Photo project gives new meaning to ‘YouTube’

Submitted by Susan Lakin

Susan Lakin photographed her neighbors Joyce and Joe in front of their Zenith TV set just days before it stopped working.

Photographer Susan Lakin has been so intrigued with the concept of reality TV that she decided to focus her camera lens on the real “stars” of hearth and home. During her house calls, she takes lights and camera equipment and literally moves in for the day paying artistic homage to their reflective images projected like a soft halo on their favorite television set.

Lakin, who hails from the West Coast, is an “honored-first-time” winning artist whose reality TV photographs will be on view at the Memorial Art Gallery’s 61st Rochester-Finger Lakes Exhibition. And although the RIT associate professor of photography in the School of Photographic Arts and Sciences has lived and taught in Rochester for the past seven years, she still thinks like a commercial artist. “I left Santa Barbara to come here, and most people thought after my first winter of snow, I’d run back home,” Lakin says with a laugh. “I was working as a commercial photographer and I was instructed to do some airbrushing of the photograph to get that ‘perfect image.’ The experience made me very conscious of how we define beauty and how we falsify and manipulate images to get that sense of perfection.”
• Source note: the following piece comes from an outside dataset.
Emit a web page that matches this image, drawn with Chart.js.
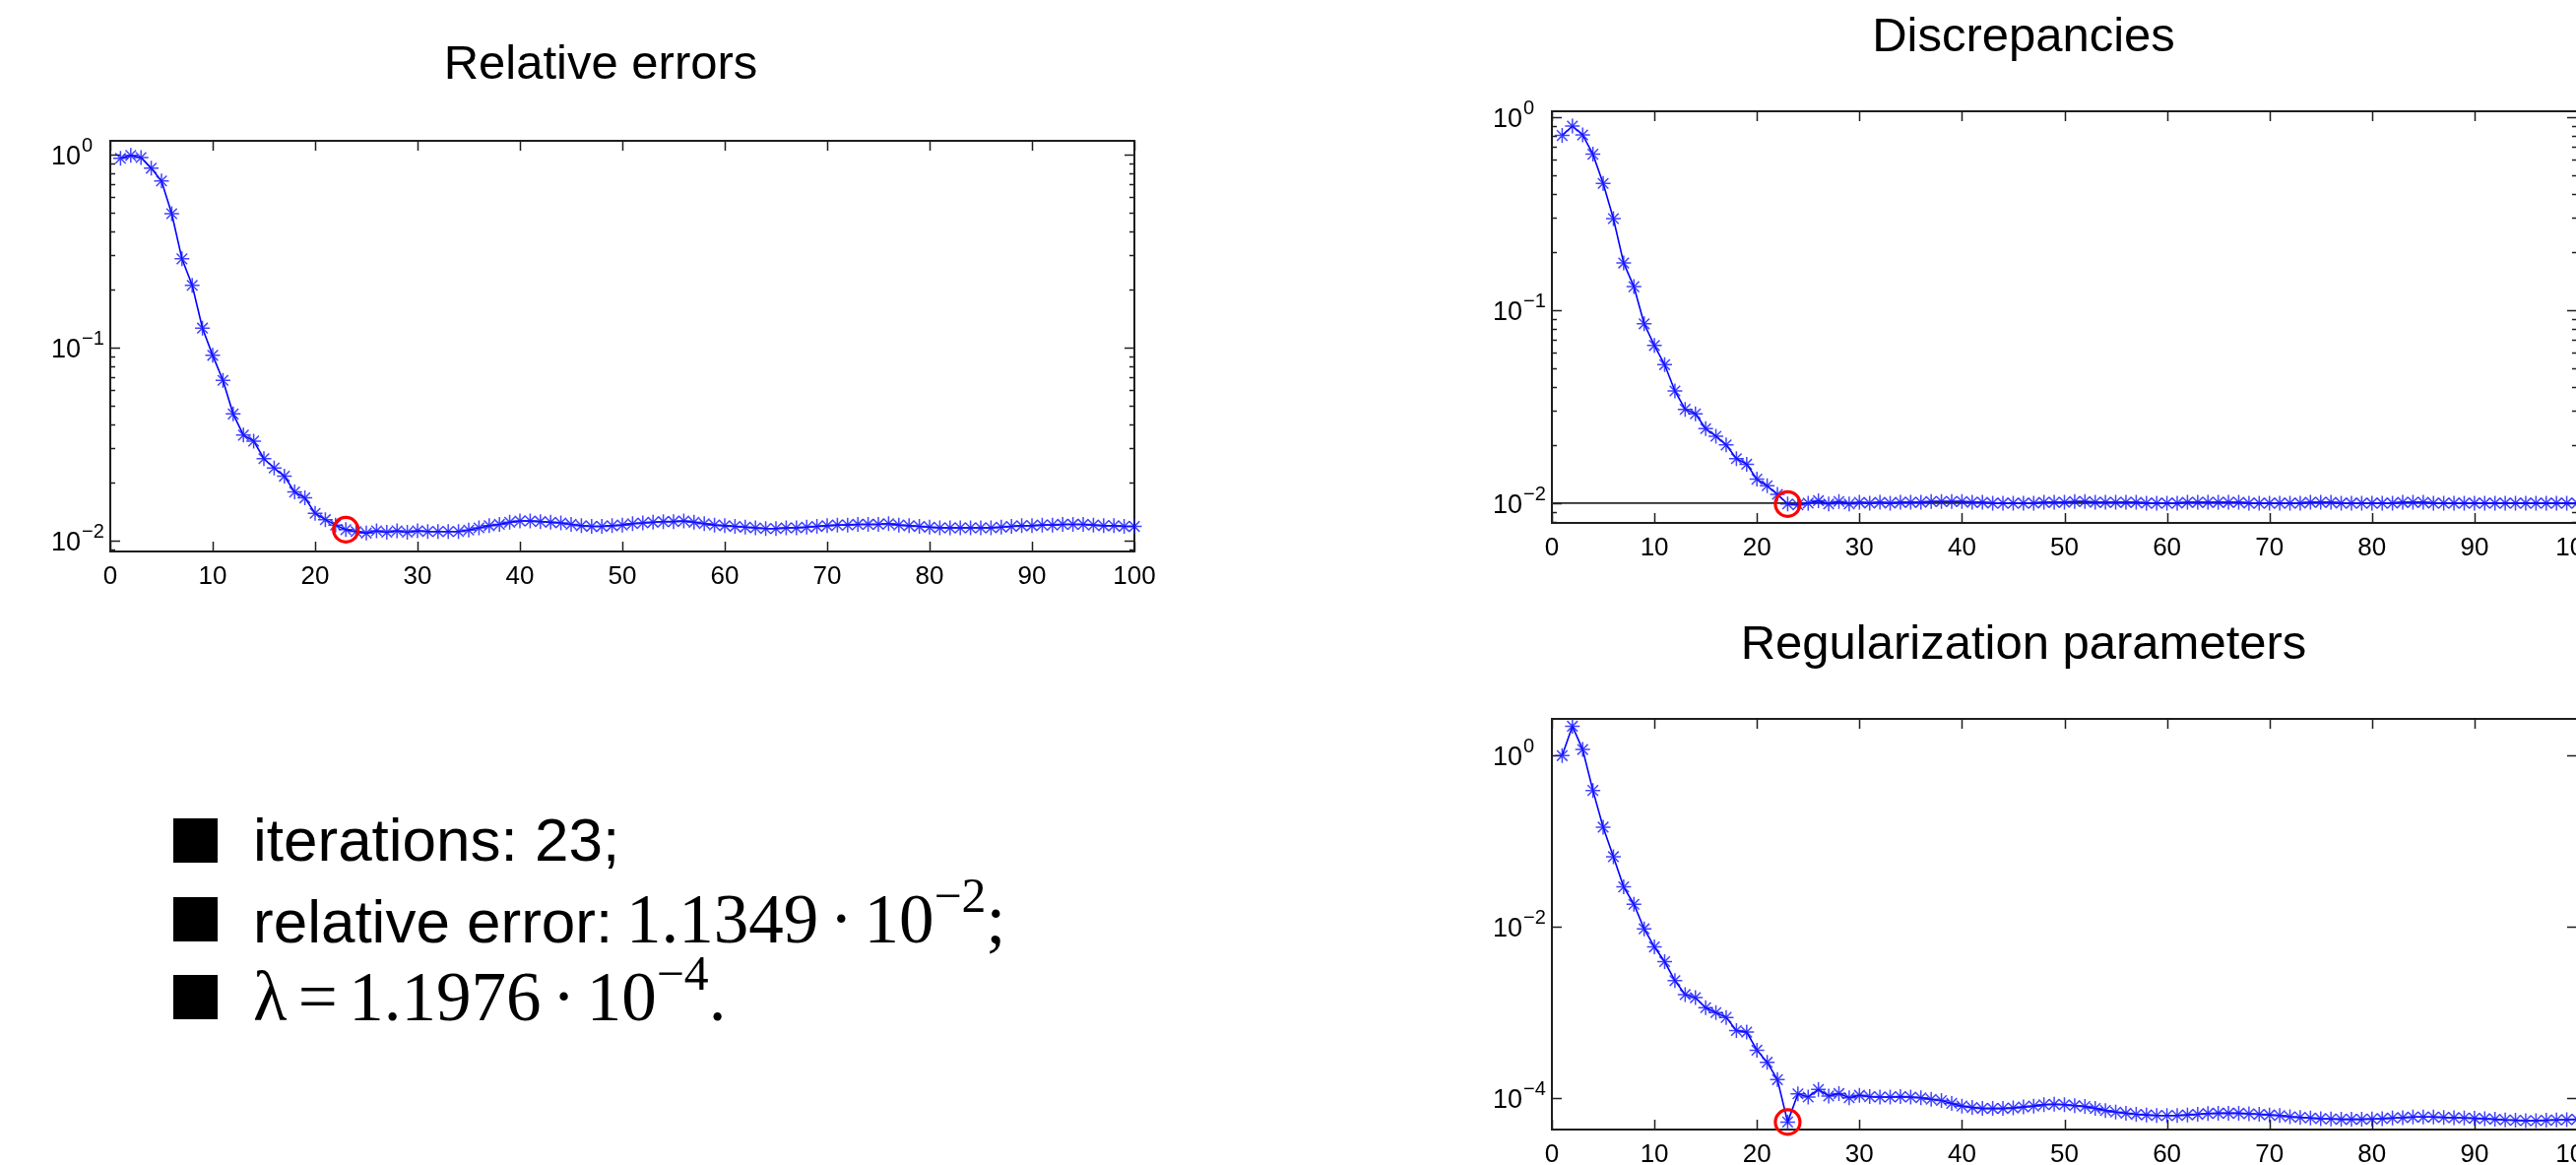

In the exhibition, Lakin has two photographs: one called Joyce and Joe, the other called Christine. Both are what Lakin calls, “reality-driven.” “Joyce and Joe are my neighbors on Rockingham Street, and I guess I’m pretty lucky to have shot their photo in front of their old Zenith TV because it died a week after I photographed them,” says Lakin. “But I’ve always been fascinated about the dominance of television sets in people’s homes, how we design our rooms around them. Plus, this phenomena of reality TV and how popular it has become, has really changed our lives. So I wanted my series to be a reflection of both.” Lakin says it’s technically challenging to photograph her reality TV series. “I have to re-light the room to get the proper illumination on the screen, so the TV—when it’s off—acts like a mirror. One of the hardest photos involved a dog and a cat—the dog was very cooperative but the cat kept running off and I had to chase it around and put it back in the picture.” “I find the students at RIT are so interested in new technology and how we interact with it,” Lakin says. “And I’m thrilled to have my work at the Memorial Art Gallery, which is one of the real jewels of Rochester.”